▸ **What to do**:
Answer with nothing but a number: how many lines include the word "matplotlib"?

───

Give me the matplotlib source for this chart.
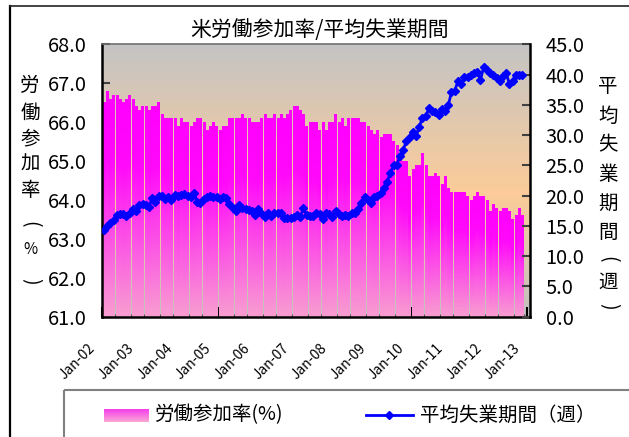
import numpy as np
import pandas as pd
import matplotlib
matplotlib.use("Agg")
import matplotlib.pyplot as plt
from matplotlib.patches import Rectangle
from matplotlib.lines import Line2D
from matplotlib.ticker import FormatStrFormatter
import matplotlib.transforms as mtransforms

plt.rcParams['font.family'] = ['Noto Sans CJK JP', 'DejaVu Sans']

# ---------------- data ----------------
categories = [d.strftime('%b-%y') for d in pd.date_range('2002-01-01', '2013-01-01', freq='MS')]
tick_labels = ['Jan-02', 'Jan-03', 'Jan-04', 'Jan-05', 'Jan-06', 'Jan-07',
               'Jan-08', 'Jan-09', 'Jan-10', 'Jan-11', 'Jan-12', 'Jan-13']

# 労働参加率 (%) Jan-02 .. Nov-12
participation = [
    66.5, 66.8, 66.6, 66.7, 66.7, 66.6, 66.5, 66.6, 66.7, 66.6, 66.4, 66.3,
    66.4, 66.4, 66.3, 66.4, 66.4, 66.5, 66.2, 66.1, 66.1, 66.1, 66.1, 65.9,
    66.1, 66.0, 66.0, 65.9, 66.0, 66.1, 66.1, 66.0, 65.8, 65.9, 66.0, 65.9,
    65.8, 65.9, 65.9, 66.1, 66.1, 66.1, 66.1, 66.2, 66.1, 66.1, 66.0, 66.0,
    66.0, 66.1, 66.2, 66.1, 66.1, 66.2, 66.1, 66.2, 66.1, 66.2, 66.3, 66.4,
    66.4, 66.3, 66.2, 65.9, 66.0, 66.0, 66.0, 65.8, 66.0, 65.8, 66.0, 66.0,
    66.2, 66.0, 66.1, 65.9, 66.1, 66.1, 66.1, 66.1, 66.0, 66.0, 65.9, 65.8,
    65.7, 65.8, 65.6, 65.7, 65.7, 65.7, 65.5, 65.4, 65.1, 65.0, 65.0, 64.6,
    64.8, 64.9, 64.9, 65.2, 64.9, 64.6, 64.6, 64.7, 64.6, 64.4, 64.6, 64.3,
    64.2, 64.2, 64.2, 64.2, 64.2, 64.1, 64.0, 64.1, 64.2, 64.1, 64.1, 64.0,
    63.7, 63.9, 63.8, 63.7, 63.8, 63.8, 63.7, 63.5, 63.6, 63.8, 63.6,
]

# 平均失業期間 (週) Jan-02 .. Nov-12
duration = [
    14.4, 15.0, 15.5, 15.9, 16.8, 17.0, 16.9, 16.6, 17.2, 17.8, 17.5, 18.4,
    18.6, 18.5, 18.2, 19.6, 19.0, 20.0, 20.0, 19.4, 19.7, 19.2, 20.1, 20.0,
    20.1, 20.3, 19.9, 19.7, 20.5, 18.9, 18.8, 19.5, 19.8, 20.0, 19.7, 19.7,
    19.4, 19.7, 19.6, 18.6, 17.9, 17.4, 18.4, 17.9, 17.8, 17.7, 17.5, 16.8,
    17.8, 16.9, 16.5, 17.2, 16.6, 17.2, 17.2, 17.2, 16.3, 16.3, 16.3, 16.4,
    16.8, 16.5, 17.9, 16.8, 16.6, 16.7, 17.1, 17.0, 16.2, 17.1, 17.0, 16.5,
    17.5, 16.9, 16.6, 16.8, 16.6, 17.1, 17.2, 17.8, 18.8, 19.8, 19.2, 18.8,
    19.8, 20.0, 20.4, 21.3, 22.3, 23.7, 25.0, 25.1, 26.5, 27.6, 29.0, 29.7,
    30.5, 29.8, 31.4, 32.9, 33.2, 34.4, 33.9, 33.8, 33.4, 34.3, 34.0, 34.9,
    37.1, 37.3, 38.9, 38.4, 39.6, 39.6, 40.0, 40.3, 40.4, 39.1, 41.2, 40.7,
    40.2, 40.0, 39.5, 38.9, 39.7, 40.2, 38.5, 39.0, 39.9, 39.9, 39.9,
]

title = '米労働参加率/平均失業期間'
legend_bar = '労働参加率(%)'
legend_line = '平均失業期間（週）'
left_label = ['労', '働', '参', '加', '率', '(', '%', ')']
right_label = ['平', '均', '失', '業', '期', '間', '(', '週', ')']

# ---------------- figure ----------------
W, H = 629, 437
fig = plt.figure(figsize=(W / 100, H / 100), dpi=100)
fig.patch.set_facecolor('white')

L, R, T, B = 102.3, 530.3, 44.3, 316.7
ax = fig.add_axes([L / W, 1 - B / H, (R - L) / W, (B - T) / H])
ax.patch.set_visible(False)
ax2 = ax.twinx()

def vgrad(stops, n=256):
    pos = [s[0] for s in stops]
    cols = np.array([s[1] for s in stops], dtype=float) / 255.0
    tt = np.linspace(0, 1, n)
    out = np.empty((n, 1, 3))
    for k in range(3):
        out[:, 0, k] = np.interp(tt, pos, cols[:, k])
    return out

bg = vgrad([(0.0, (196, 196, 196)), (0.55, (253, 204, 153)), (1.0, (192, 192, 192))])
ax.imshow(bg, extent=[0, 1, 0, 1], transform=ax.transAxes, aspect='auto',
          zorder=0, interpolation='bilinear')

bar_grad = vgrad([(0.0, (255, 0, 255)), (0.3, (255, 10, 250)), (1.0, (248, 158, 208))])

x = np.arange(len(participation))
ymin, ymax = 61.0, 68.0
bars = ax.bar(x, participation, width=0.72, color='none', linewidth=0, zorder=2)
for b in bars:
    x0, w, h = b.get_x(), b.get_width(), b.get_height()
    ax.imshow(bar_grad, extent=[x0, x0 + w, ymin, h], aspect='auto',
              zorder=2, interpolation='bilinear')

ax.set_xlim(-0.5, len(categories) - 0.5)
ax.set_ylim(ymin, ymax)
ax.set_aspect('auto')
ax.set_yticks(np.arange(61, 68.01, 1.0))
ax.yaxis.set_major_formatter(FormatStrFormatter('%.1f'))

ax2.plot(x, duration, color='#0000FF', lw=2, marker='D', ms=4, zorder=3)
ax2.set_ylim(0, 45)
ax2.set_yticks(np.arange(0, 45.1, 5))
ax2.yaxis.set_major_formatter(FormatStrFormatter('%.1f'))

major_pos = [categories.index(lbl) - 0.5 for lbl in tick_labels]
ax.set_xticks(major_pos, tick_labels)
ax.set_xticks(np.arange(-0.5, len(categories), 1), minor=True)

ax.tick_params(axis='y', direction='in', length=6, width=1.5, color='#404040',
               labelsize=14.4, pad=11)
ax2.tick_params(axis='y', direction='in', length=6, width=1.5, color='#404040',
                labelsize=14.4, pad=11)
ax.tick_params(axis='x', which='major', direction='in', length=7, width=1.5,
               color='black', labelsize=10, pad=21)
ax.tick_params(axis='x', which='minor', direction='in', length=2, width=1,
               color='#555555')

for sp in ['left', 'bottom']:
    ax.spines[sp].set_linewidth(1.8)
    ax.spines[sp].set_color('black')
ax.spines['top'].set_color('#707070')
ax.spines['top'].set_linewidth(1.2)
ax.spines['right'].set_visible(False)
for sp in ['left', 'bottom', 'top']:
    ax2.spines[sp].set_visible(False)
ax2.spines['right'].set_linewidth(1.8)
ax2.spines['right'].set_color('black')

shift = mtransforms.ScaledTranslation(-9 / 100, 0, fig.dpi_scale_trans)
for lab in ax.get_xticklabels():
    lab.set_rotation(45)
    lab.set_ha('right')
    lab.set_va('center')
    lab.set_rotation_mode('anchor')
    lab.set_transform(lab.get_transform() + shift)

# ---------------- overlay (pixel coordinates) ----------------
ov = fig.add_axes([0, 0, 1, 1], zorder=10)
ov.axis('off')

ov.add_line(Line2D([10, 10], [5.7, H + 10], color='black', lw=1.6))
ov.add_line(Line2D([10, W + 10], [5.7, 5.7], color='#222222', lw=1.2))

ov.text(320, 30, title, ha='center', va='center', fontsize=15)

def stack(chars, xc, ys):
    for ch, yy in zip(chars, ys):
        if ch in '()':
            ov.text(xc, yy, ch, ha='center', va='center', fontsize=14, rotation=-90,
                    rotation_mode='anchor')
        elif ch == '%':
            ov.text(xc, yy, ch, ha='center', va='center', fontsize=11)
        else:
            ov.text(xc, yy, ch, ha='center', va='center', fontsize=14)

stack(left_label, 30, [85, 113, 139, 164, 191, 224, 250, 281])
stack(right_label, 608, [87, 116, 145, 174, 203, 232, 259, 282, 306])

ov.add_patch(Rectangle((64, 390), 700, 100, fill=False, edgecolor='#808080', lw=1.5))
leg_grad = vgrad([(0.0, (245, 60, 235)), (1.0, (250, 170, 212))])
ov.imshow(leg_grad, extent=[104, 149, 422, 409], aspect='auto', interpolation='bilinear')
ov.add_line(Line2D([366, 413], [415, 415], color='#0000FF', lw=2))
ov.add_line(Line2D([389], [415], color='#0000FF', marker='D', ms=4))
ov.text(155, 415, legend_bar, ha='left', va='center', fontsize=14)
ov.text(420, 415, legend_line, ha='left', va='center', fontsize=14)

ov.set_xlim(0, W)
ov.set_ylim(H, 0)
ov.set_aspect('auto')

fig.savefig('out.png', dpi=100)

───

▸ **Correct answer**:
8